Walgreens’ Strategic Store Closures: A Double-Edged Sword for Healthcare Access

Walgreens’ Strategic Store Closures: A Double-Edged Sword for Healthcare Access

As Walgreens consolidates its operations to strengthen its core pharmacy business, the rise of pharmacy deserts poses significant challenges for vulnerable communities and healthcare costs.

During a third-quarter earnings call in June, Walgreens CEO Tim Wentworth noted that 75% of the company’s roughly 8,600 stores are responsible for nearly all of its retail profits—and that, for the other 25% (over 2,000 stores), “changes are imminent.” Although the company recently shuttered about 300 stores, this announcement suggests that Walgreens’ belt-tightening is far from finished. According to Wentworth, these planned closures will help Walgreens “[focus] on improving our core business: retail pharmacy, which is central to the future of healthcare.”

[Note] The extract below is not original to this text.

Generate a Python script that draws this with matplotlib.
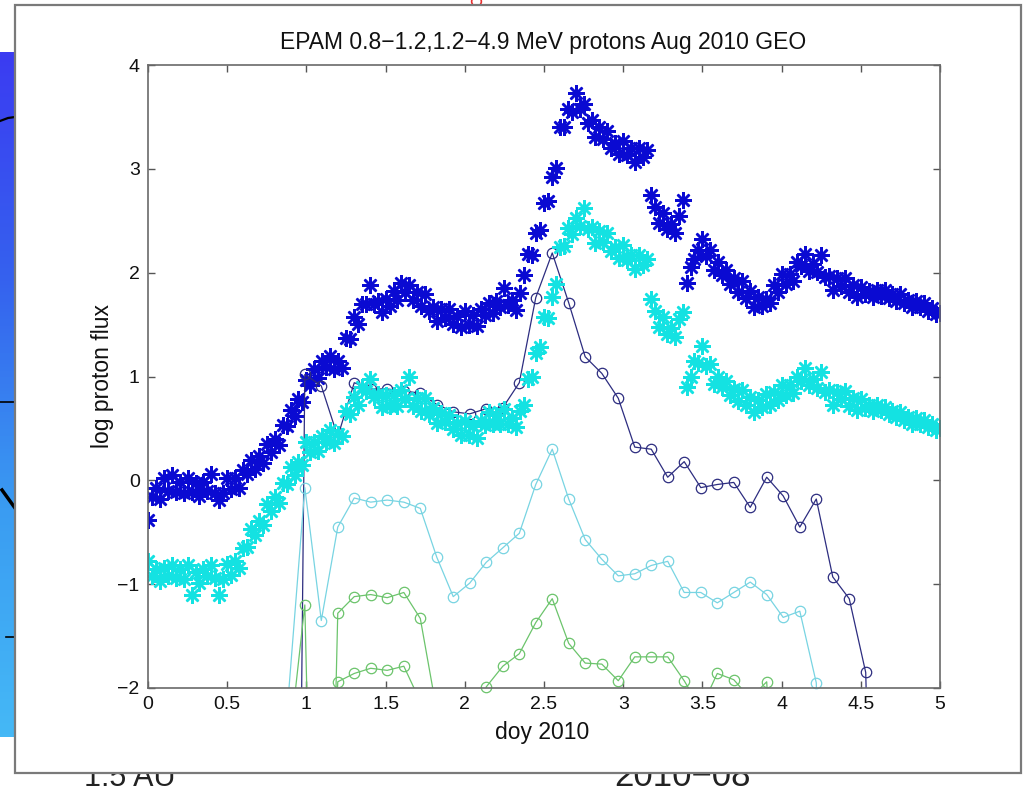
import numpy as np
import matplotlib
matplotlib.use("Agg")
import matplotlib.pyplot as plt
from matplotlib.patches import Rectangle
from matplotlib.colors import LinearSegmentedColormap

plt.rcParams["font.family"] = ["Liberation Sans", "DejaVu Sans"]

W, H = 1023, 793

# 5-min style EPAM proton fluxes (log), sampled every 0.025 doy
star_doy = np.arange(201) * 0.025
navy_star = [
    -0.38, -0.16, -0.07, -0.18, 0.02, -0.10, 0.05, -0.11, -0.02, -0.12,
    0.02, -0.11, -0.03, -0.15, -0.02, -0.10, 0.06, -0.12, -0.19, -0.12,
    0.02, -0.08, 0.02, -0.07, 0.10, 0.06, 0.20, 0.11, 0.23, 0.17,
    0.35, 0.27, 0.40, 0.34, 0.53, 0.52, 0.68, 0.62, 0.78, 0.75,
    0.97, 0.92, 1.07, 0.99, 1.15, 1.09, 1.20, 1.07, 1.15, 1.08,
    1.37, 1.36, 1.57, 1.51, 1.70, 1.70, 1.88, 1.70, 1.73, 1.62,
    1.75, 1.68, 1.82, 1.74, 1.90, 1.81, 1.88, 1.74, 1.81, 1.68,
    1.79, 1.63, 1.67, 1.53, 1.65, 1.56, 1.65, 1.51, 1.58, 1.48,
    1.63, 1.50, 1.59, 1.49, 1.65, 1.59, 1.71, 1.61, 1.73, 1.67,
    1.85, 1.69, 1.74, 1.64, 1.80, 1.98, 2.18, 2.17, 2.38, 2.41,
    2.67, 2.69, 2.92, 3.01, 3.40, 3.40, 3.58, 3.55, 3.73, 3.58,
    3.62, 3.44, 3.47, 3.31, 3.40, 3.29, 3.36, 3.20, 3.25, 3.14,
    3.27, 3.13, 3.20, 3.07, 3.20, 3.11, 3.18, 2.75, 2.63, 2.48,
    2.57, 2.42, 2.47, 2.38, 2.55, 2.70, 1.90, 2.05, 2.13, 2.22,
    2.32, 2.16, 2.22, 2.03, 2.10, 1.98, 2.03, 1.89, 1.95, 1.81,
    1.92, 1.76, 1.82, 1.67, 1.77, 1.68, 1.75, 1.71, 1.88, 1.81,
    1.99, 1.89, 1.99, 1.92, 2.10, 2.06, 2.18, 2.02, 2.08, 2.01,
    2.17, 1.96, 1.97, 1.83, 1.95, 1.87, 1.95, 1.81, 1.88, 1.77,
    1.86, 1.79, 1.82, 1.77, 1.83, 1.78, 1.83, 1.76, 1.79, 1.73,
    1.79, 1.71, 1.74, 1.67, 1.73, 1.67, 1.71, 1.63, 1.66, 1.60,
    1.61,
]
cyan_star = [
    -0.78, -0.92, -0.85, -0.97, -0.84, -0.92, -0.82, -0.94, -0.85, -0.95,
    -0.82, -1.10, -0.88, -0.99, -0.85, -0.92, -0.82, -0.94, -1.10, -0.95,
    -0.81, -0.91, -0.78, -0.84, -0.65, -0.64, -0.47, -0.53, -0.39, -0.43,
    -0.23, -0.30, -0.16, -0.22, -0.03, -0.04, 0.13, 0.05, 0.18, 0.15,
    0.37, 0.27, 0.37, 0.28, 0.43, 0.37, 0.48, 0.36, 0.45, 0.43,
    0.67, 0.64, 0.80, 0.73, 0.90, 0.86, 0.98, 0.80, 0.83, 0.71,
    0.82, 0.72, 0.82, 0.72, 0.87, 0.78, 1.00, 0.72, 0.79, 0.67,
    0.79, 0.64, 0.70, 0.55, 0.65, 0.56, 0.63, 0.49, 0.55, 0.44,
    0.57, 0.44, 0.52, 0.41, 0.57, 0.53, 0.66, 0.54, 0.63, 0.54,
    0.69, 0.54, 0.60, 0.51, 0.67, 0.73, 0.98, 1.00, 1.23, 1.28,
    1.57, 1.56, 1.77, 1.89, 2.25, 2.26, 2.43, 2.37, 2.53, 2.45,
    2.62, 2.42, 2.44, 2.29, 2.40, 2.30, 2.38, 2.21, 2.25, 2.14,
    2.27, 2.12, 2.17, 2.04, 2.17, 2.07, 2.13, 1.75, 1.63, 1.48,
    1.57, 1.41, 1.47, 1.38, 1.55, 1.62, 0.90, 1.00, 1.15, 1.13,
    1.29, 1.10, 1.12, 0.93, 1.00, 0.90, 0.96, 0.82, 0.88, 0.76,
    0.87, 0.73, 0.80, 0.66, 0.77, 0.71, 0.83, 0.73, 0.85, 0.77,
    0.92, 0.82, 0.92, 0.84, 1.00, 0.96, 1.08, 0.92, 0.98, 0.89,
    1.04, 0.85, 0.87, 0.73, 0.85, 0.78, 0.86, 0.72, 0.79, 0.68,
    0.78, 0.70, 0.73, 0.67, 0.73, 0.68, 0.71, 0.64, 0.67, 0.61,
    0.66, 0.58, 0.61, 0.54, 0.60, 0.54, 0.58, 0.51, 0.54, 0.48,
    0.50,
]

# GEO channels, 2.5 h averages
circ_doy = [0.885, 0.990, 1.094, 1.198, 1.302, 1.406, 1.510, 1.615, 1.719, 1.823,
            1.927, 2.031, 2.135, 2.240, 2.344, 2.448, 2.552, 2.656, 2.760, 2.865,
            2.969, 3.073, 3.177, 3.281, 3.385, 3.490, 3.594, 3.698, 3.802, 3.906,
            4.010, 4.115, 4.219, 4.323, 4.427, 4.531, 4.635]
nan = np.nan
geo_navy = [-15, 1.02, 0.91, 0.42, 0.94, 0.88, 0.88, 0.86, 0.84, 0.73,
            0.66, 0.64, 0.69, 0.70, 0.94, 1.76, 2.19, 1.71, 1.19, 1.03,
            0.79, 0.32, 0.30, 0.03, 0.18, -0.07, -0.04, -0.02, -0.26, 0.03,
            -0.15, -0.45, -0.18, -0.93, -1.14, -1.85, -8]
geo_cyan = [-2.1, -0.07, -1.35, -0.45, -0.17, -0.21, -0.19, -0.21, -0.27, -0.74,
            -1.12, -0.99, -0.79, -0.65, -0.51, -0.04, 0.30, -0.18, -0.57, -0.76,
            -0.92, -0.90, -0.82, -0.78, -1.08, -1.08, -1.18, -1.08, -0.98, -1.10,
            -1.32, -1.26, -1.95, -9, nan, nan, nan]
geo_green1 = [-2.65, -1.20, -8, -1.28, -1.12, -1.10, -1.13, -1.08, -1.33, -2.22,
              -6, -6, -1.99, -1.79, -1.67, -1.37, -1.14, -1.57, -1.76, -1.77,
              -1.93, -1.70, -1.70, -1.70, -1.93, -2.2, -1.86, -1.92, -2.1, -1.94,
              -5, nan, nan, nan, nan, nan, nan]
geo_green2 = [nan, nan, -6, -1.94, -1.86, -1.81, -1.83, -1.79, -2.13, -6,
              nan, nan, nan, nan, nan, nan, nan, nan, nan, nan,
              nan, nan, nan, nan, nan, nan, nan, nan, nan, nan,
              nan, nan, nan, nan, nan, nan, nan]

xticks = [0, 0.5, 1, 1.5, 2, 2.5, 3, 3.5, 4, 4.5, 5]
xticklabels = ["0", "0.5", "1", "1.5", "2", "2.5", "3", "3.5", "4", "4.5", "5"]
yticks = [-2, -1, 0, 1, 2, 3, 4]
yticklabels = ["\u22122", "\u22121", "0", "1", "2", "3", "4"]

fig = plt.figure(figsize=(W / 100, H / 100), dpi=100)
fig.patch.set_facecolor("white")

# ---- screenshot backdrop (pixel coordinates) ----
bg = fig.add_axes([0, 0, 1, 1])
bg.set_xlim(0, W)
bg.set_ylim(H, 0)
bg.axis("off")
grad = LinearSegmentedColormap.from_list("g", ["#3b3cf2", "#3562ee", "#3a9cf2", "#45b8f6"])
bg.imshow(np.linspace(0, 1, 200)[:, None], cmap=grad, aspect="auto",
          extent=[0, 16, 737, 52], zorder=0)
bg.plot([0, 8, 15], [121, 118, 117], color="black", lw=1.6, zorder=1)
bg.plot([0, 15], [402, 402], color="black", lw=1.2, zorder=1)
bg.plot([2, 15], [490, 508], color="black", lw=2.5, zorder=1)
bg.plot([6, 15], [637, 637], color="black", lw=1.2, zorder=1)
narrow = ["Liberation Sans Narrow", "Liberation Sans", "DejaVu Sans"]
bg.text(84, 793, "1.5 AU", fontsize=22, color="#222222", ha="left", va="bottom",
        family=narrow, zorder=1)
bg.text(682, 793, "2010\u221208", fontsize=25, color="#222222", ha="center", va="bottom",
        family=narrow, zorder=1)
bg.plot([476], [1], marker="o", ms=7, mfc="none", mec="#e83030", mew=1.2, zorder=1)
bg.add_patch(Rectangle((15, 5), 1006, 768, facecolor="white", edgecolor="#7a7a7a",
                       lw=1.6, zorder=2))

# ---- the MATLAB axes ----
ax = fig.add_axes([148 / W, 1 - 688 / H, 792 / W, 623 / H])
ax.set_zorder(3)
ax.set_facecolor("white")

star = (8, 2, 0)
ax.plot(star_doy, navy_star, ls="none", marker=star, ms=12, mew=1.8, color="#0a0ad2")


def geo_line(vals, color):
    v = np.array(vals, dtype=float)
    ax.plot(circ_doy, v, color=color, lw=0.9)
    m = (v >= -2.0) & (v <= 4.0)
    ax.plot(np.array(circ_doy)[m], v[m], ls="none", marker="o", ms=7.5, mfc="none",
            mec=color, mew=0.9, clip_on=False)


geo_line(geo_navy, "#2d2d80")
ax.plot(star_doy, cyan_star, ls="none", marker=star, ms=12, mew=1.8, color="#14e2e2")
geo_line(geo_cyan, "#78d4e2")
geo_line(geo_green1, "#6cc46c")
geo_line(geo_green2, "#6cc46c")

ax.set_xlim(0, 5)
ax.set_ylim(-2, 4)
ax.set_xticks(xticks)
ax.set_xticklabels(xticklabels)
ax.set_yticks(yticks)
ax.set_yticklabels(yticklabels)
ax.tick_params(direction="in", top=True, right=True, length=5, width=1.0,
               color="#555555", labelsize=14, labelcolor="#111111", pad=6)
for s in ax.spines.values():
    s.set_color("#6a6a6a")
    s.set_linewidth(1.2)

fig.text(543 / W, 1 - 43 / H, "EPAM 0.8\u22121.2,1.2\u22124.9 MeV protons Aug 2010 GEO",
         fontsize=16.5, ha="center", va="center", color="#111111")
fig.text(542 / W, 1 - 732 / H, "doy 2010", fontsize=16.5, ha="center", va="center",
         color="#111111")
fig.text(103 / W, 1 - 376 / H, "log proton flux", fontsize=16.5, rotation=90,
         ha="center", va="center", color="#111111")

fig.savefig("out.png", dpi=100, facecolor="white")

A U.S. Pharmacist study notes that one in eight pharmacies in the United States closed between 2009 and 2015. These closures gave rise to what are now commonly known as “pharmacy deserts”: areas in which pharmacies are scarce or nonexistent, thereby forcing residents to travel farther to get their medication.

Cardinal Health found that nearly 15% (2,177) of the approximately 15,000 towns in the U.S. with populations under 5,000 did not have access to a pharmacy within 10 miles. Pharmacy deserts are also more common in areas where significant barriers to care already exist, such as lower rates of vehicle ownership, higher rates of poverty, and fewer healthcare professionals.

Patients without reliable and convenient access to a pharmacy have a harder time with medication adherence; these challenges also increase exponentially with every additional medication in a patient’s regimen. As a consequence, those most harmed by pharmacy deserts are also the most vulnerable individuals: people managing multiple comorbid conditions. Without convenient access to the medication—and education—that pharmacies provide, patients are less likely to achieve positive health outcomes on their own and more likely to rely on emergency or urgent care facilities for their needs. This, in turn, leads to higher care costs across the board.

Consolidating operations may well bolster Walgreens’ pharmacy business. But it’s difficult to see how this will benefit everyone on the other side of the counter.